▶ _What is asked_
Both the line containing "Emit a Python" and the line containing "a405_b = [0.00, 0.50, 0.52, 0.62, 0.94, 1.08]" belong in the copy, as do all lines between them, copied exactly; pictures do not.

▶ _The input_
================

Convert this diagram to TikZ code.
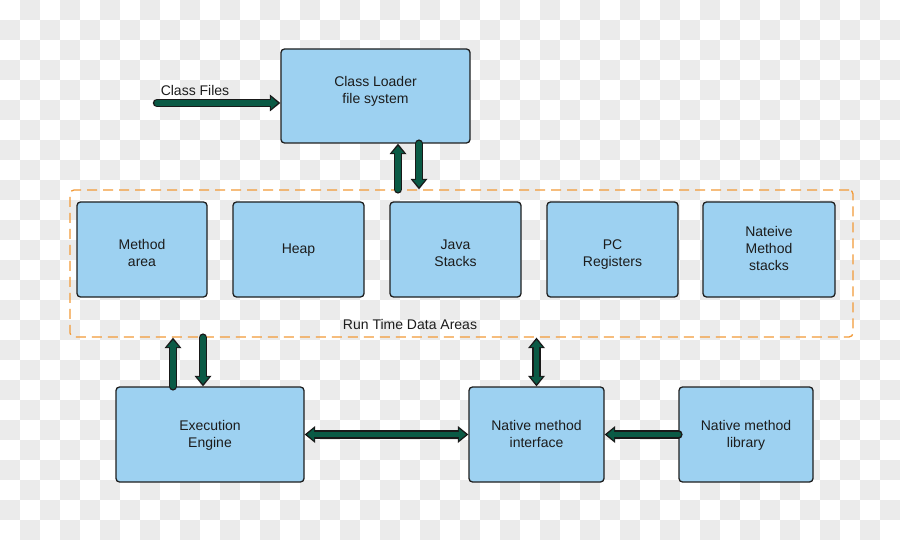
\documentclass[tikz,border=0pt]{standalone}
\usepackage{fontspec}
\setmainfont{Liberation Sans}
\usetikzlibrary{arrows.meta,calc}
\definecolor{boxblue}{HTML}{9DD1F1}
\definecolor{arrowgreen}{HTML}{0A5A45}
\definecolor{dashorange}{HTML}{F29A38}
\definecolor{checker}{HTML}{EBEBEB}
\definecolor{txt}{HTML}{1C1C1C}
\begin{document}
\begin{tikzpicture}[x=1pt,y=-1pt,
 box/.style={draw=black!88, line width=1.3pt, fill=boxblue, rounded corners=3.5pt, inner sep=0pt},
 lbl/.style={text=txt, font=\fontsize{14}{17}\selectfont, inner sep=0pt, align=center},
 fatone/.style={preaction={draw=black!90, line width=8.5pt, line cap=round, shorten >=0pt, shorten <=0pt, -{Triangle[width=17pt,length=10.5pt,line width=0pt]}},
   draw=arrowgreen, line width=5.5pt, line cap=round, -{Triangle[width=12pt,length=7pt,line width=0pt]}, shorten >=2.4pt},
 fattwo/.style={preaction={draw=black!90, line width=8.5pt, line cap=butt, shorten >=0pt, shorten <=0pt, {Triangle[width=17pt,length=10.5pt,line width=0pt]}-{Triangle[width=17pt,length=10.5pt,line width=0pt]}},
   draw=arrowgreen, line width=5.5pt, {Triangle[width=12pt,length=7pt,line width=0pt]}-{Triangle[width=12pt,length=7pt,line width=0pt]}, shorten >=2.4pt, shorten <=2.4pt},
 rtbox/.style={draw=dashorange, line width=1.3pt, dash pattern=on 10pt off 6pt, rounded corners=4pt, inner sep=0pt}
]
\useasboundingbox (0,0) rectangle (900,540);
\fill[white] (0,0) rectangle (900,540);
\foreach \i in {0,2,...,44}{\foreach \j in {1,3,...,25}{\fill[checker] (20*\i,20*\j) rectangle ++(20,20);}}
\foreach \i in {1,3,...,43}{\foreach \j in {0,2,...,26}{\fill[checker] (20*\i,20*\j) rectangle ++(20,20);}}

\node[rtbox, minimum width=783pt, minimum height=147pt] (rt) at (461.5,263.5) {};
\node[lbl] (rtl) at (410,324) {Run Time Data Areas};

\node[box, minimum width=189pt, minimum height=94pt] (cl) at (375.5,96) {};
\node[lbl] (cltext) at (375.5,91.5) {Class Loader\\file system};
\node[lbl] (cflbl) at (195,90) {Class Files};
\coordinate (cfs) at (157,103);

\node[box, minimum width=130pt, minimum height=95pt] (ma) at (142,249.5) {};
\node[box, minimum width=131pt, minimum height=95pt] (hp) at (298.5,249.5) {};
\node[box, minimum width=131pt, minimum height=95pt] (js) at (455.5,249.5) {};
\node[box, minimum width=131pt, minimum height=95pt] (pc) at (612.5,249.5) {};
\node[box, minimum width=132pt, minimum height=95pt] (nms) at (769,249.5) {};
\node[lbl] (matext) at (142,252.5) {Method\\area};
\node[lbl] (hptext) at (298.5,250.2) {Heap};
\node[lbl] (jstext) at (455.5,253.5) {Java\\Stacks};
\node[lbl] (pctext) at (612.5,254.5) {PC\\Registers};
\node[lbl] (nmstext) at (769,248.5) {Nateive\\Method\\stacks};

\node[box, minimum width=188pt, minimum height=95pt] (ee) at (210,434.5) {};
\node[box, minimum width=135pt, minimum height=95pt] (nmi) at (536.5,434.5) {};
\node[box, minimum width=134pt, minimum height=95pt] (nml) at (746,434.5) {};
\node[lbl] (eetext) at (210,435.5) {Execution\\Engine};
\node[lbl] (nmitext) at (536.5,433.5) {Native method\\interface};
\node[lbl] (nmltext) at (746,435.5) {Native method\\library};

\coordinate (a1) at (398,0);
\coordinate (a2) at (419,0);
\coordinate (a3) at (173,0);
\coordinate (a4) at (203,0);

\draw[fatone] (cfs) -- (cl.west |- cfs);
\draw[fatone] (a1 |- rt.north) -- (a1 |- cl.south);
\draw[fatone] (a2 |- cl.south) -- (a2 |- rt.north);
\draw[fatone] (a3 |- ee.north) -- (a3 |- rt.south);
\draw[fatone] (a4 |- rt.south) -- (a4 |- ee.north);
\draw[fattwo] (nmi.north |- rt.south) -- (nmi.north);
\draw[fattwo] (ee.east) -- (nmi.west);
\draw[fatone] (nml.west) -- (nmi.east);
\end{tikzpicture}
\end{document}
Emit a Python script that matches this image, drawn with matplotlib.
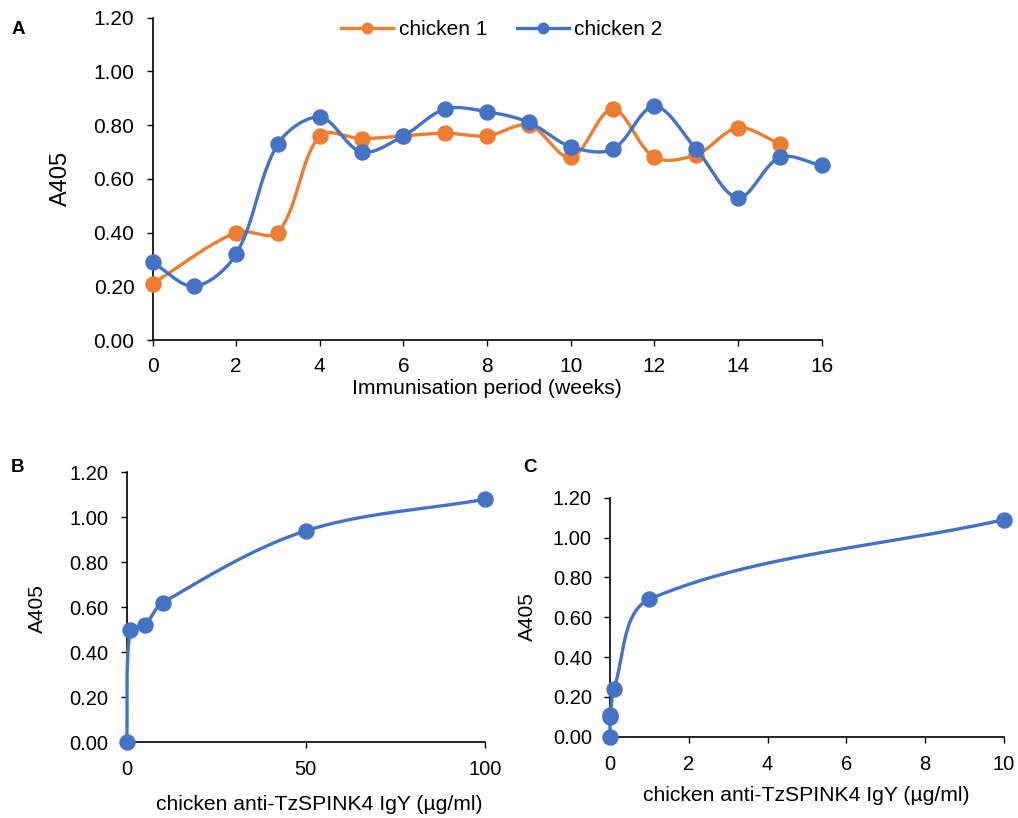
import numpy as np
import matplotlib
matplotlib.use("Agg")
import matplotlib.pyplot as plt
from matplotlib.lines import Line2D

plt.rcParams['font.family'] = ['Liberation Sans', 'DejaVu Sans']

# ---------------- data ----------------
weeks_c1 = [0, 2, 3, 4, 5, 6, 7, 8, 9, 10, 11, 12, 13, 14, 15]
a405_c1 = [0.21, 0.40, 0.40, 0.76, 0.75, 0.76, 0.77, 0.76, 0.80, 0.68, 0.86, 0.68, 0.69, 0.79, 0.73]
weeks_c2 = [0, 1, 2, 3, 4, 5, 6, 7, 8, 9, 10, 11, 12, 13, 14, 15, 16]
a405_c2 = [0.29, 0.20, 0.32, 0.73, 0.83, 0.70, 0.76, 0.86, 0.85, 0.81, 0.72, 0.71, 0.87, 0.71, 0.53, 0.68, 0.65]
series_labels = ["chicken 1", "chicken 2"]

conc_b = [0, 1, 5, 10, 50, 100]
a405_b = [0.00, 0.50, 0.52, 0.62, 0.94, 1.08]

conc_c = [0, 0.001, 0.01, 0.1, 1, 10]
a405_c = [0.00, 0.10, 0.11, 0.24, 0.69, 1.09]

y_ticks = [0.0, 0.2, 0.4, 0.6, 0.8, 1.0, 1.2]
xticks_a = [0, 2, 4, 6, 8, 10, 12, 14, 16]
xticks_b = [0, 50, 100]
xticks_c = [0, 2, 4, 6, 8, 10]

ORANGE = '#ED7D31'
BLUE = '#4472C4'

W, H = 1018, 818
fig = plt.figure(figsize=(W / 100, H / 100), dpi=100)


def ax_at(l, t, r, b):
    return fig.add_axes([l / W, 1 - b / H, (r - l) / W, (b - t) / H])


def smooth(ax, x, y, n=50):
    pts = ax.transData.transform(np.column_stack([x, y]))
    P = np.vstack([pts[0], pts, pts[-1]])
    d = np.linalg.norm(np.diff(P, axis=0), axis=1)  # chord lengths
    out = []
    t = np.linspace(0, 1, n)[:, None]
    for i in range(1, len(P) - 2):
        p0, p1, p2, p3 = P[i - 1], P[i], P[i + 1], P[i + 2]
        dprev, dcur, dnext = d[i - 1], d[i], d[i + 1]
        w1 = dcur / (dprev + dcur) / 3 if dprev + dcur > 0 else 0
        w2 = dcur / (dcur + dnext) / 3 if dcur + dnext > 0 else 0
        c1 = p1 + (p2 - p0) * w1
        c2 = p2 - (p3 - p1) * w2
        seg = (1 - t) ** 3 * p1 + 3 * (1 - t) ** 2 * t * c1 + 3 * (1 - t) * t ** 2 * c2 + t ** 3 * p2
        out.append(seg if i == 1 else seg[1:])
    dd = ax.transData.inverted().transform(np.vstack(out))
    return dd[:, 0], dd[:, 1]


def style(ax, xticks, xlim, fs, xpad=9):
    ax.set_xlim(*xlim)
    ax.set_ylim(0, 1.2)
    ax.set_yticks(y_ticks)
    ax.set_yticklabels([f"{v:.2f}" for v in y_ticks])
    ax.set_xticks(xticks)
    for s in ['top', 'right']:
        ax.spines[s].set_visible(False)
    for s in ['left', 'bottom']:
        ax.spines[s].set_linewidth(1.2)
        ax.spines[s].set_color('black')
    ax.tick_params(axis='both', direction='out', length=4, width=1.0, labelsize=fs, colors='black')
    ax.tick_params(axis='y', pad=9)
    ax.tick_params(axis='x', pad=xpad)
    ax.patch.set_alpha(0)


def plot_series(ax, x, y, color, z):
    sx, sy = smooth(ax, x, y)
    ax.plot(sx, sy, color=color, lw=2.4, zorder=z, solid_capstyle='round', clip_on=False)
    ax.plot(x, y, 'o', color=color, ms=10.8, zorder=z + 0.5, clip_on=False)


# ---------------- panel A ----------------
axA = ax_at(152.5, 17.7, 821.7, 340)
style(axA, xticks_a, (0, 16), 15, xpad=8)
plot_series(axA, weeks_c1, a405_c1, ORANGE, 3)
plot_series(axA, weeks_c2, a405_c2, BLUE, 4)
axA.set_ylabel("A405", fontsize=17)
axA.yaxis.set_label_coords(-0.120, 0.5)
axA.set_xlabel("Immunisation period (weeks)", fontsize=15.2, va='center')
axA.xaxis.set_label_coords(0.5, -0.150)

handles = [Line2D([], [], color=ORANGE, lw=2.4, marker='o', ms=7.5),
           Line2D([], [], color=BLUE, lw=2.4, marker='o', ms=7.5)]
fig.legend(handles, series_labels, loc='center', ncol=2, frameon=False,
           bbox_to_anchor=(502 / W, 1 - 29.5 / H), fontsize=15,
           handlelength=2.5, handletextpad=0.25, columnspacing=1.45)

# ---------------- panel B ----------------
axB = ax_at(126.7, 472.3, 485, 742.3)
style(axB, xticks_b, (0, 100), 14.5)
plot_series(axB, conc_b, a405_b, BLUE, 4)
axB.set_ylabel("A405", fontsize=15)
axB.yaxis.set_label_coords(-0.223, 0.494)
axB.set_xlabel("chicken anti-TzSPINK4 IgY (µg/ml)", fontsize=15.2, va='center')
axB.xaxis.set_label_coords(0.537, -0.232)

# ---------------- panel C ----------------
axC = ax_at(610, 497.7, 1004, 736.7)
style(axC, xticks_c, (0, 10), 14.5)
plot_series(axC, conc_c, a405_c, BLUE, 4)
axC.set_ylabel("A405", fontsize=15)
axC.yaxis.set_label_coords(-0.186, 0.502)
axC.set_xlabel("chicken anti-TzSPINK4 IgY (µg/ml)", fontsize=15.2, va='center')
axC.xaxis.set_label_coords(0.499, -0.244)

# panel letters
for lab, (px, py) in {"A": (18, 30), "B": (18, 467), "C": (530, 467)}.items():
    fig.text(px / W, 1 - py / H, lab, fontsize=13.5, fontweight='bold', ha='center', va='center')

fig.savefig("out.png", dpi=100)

================

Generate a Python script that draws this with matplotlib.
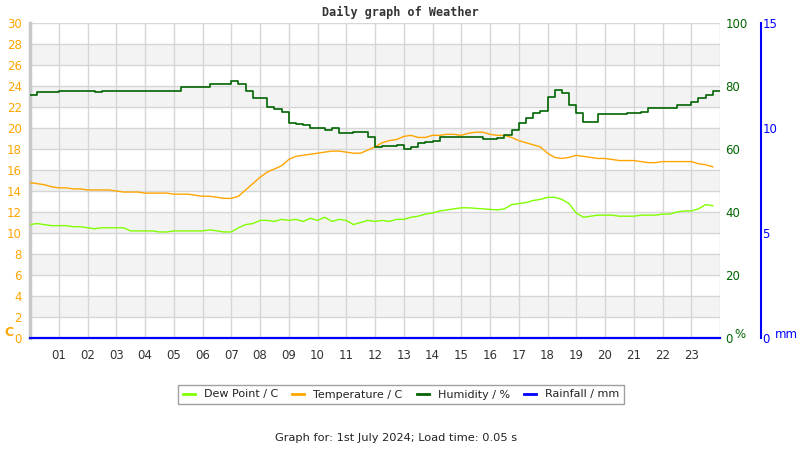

================

▶ _Solved exercise_
Emit a Python script that matches this image, drawn with matplotlib.
import numpy as np
import matplotlib
matplotlib.use("Agg")
import matplotlib.pyplot as plt
from matplotlib.lines import Line2D

plt.rcParams['font.family'] = ['Liberation Sans', 'DejaVu Sans']

# ---------------- data ----------------
weeks_c1 = [0, 2, 3, 4, 5, 6, 7, 8, 9, 10, 11, 12, 13, 14, 15]
a405_c1 = [0.21, 0.40, 0.40, 0.76, 0.75, 0.76, 0.77, 0.76, 0.80, 0.68, 0.86, 0.68, 0.69, 0.79, 0.73]
weeks_c2 = [0, 1, 2, 3, 4, 5, 6, 7, 8, 9, 10, 11, 12, 13, 14, 15, 16]
a405_c2 = [0.29, 0.20, 0.32, 0.73, 0.83, 0.70, 0.76, 0.86, 0.85, 0.81, 0.72, 0.71, 0.87, 0.71, 0.53, 0.68, 0.65]
series_labels = ["chicken 1", "chicken 2"]

conc_b = [0, 1, 5, 10, 50, 100]
a405_b = [0.00, 0.50, 0.52, 0.62, 0.94, 1.08]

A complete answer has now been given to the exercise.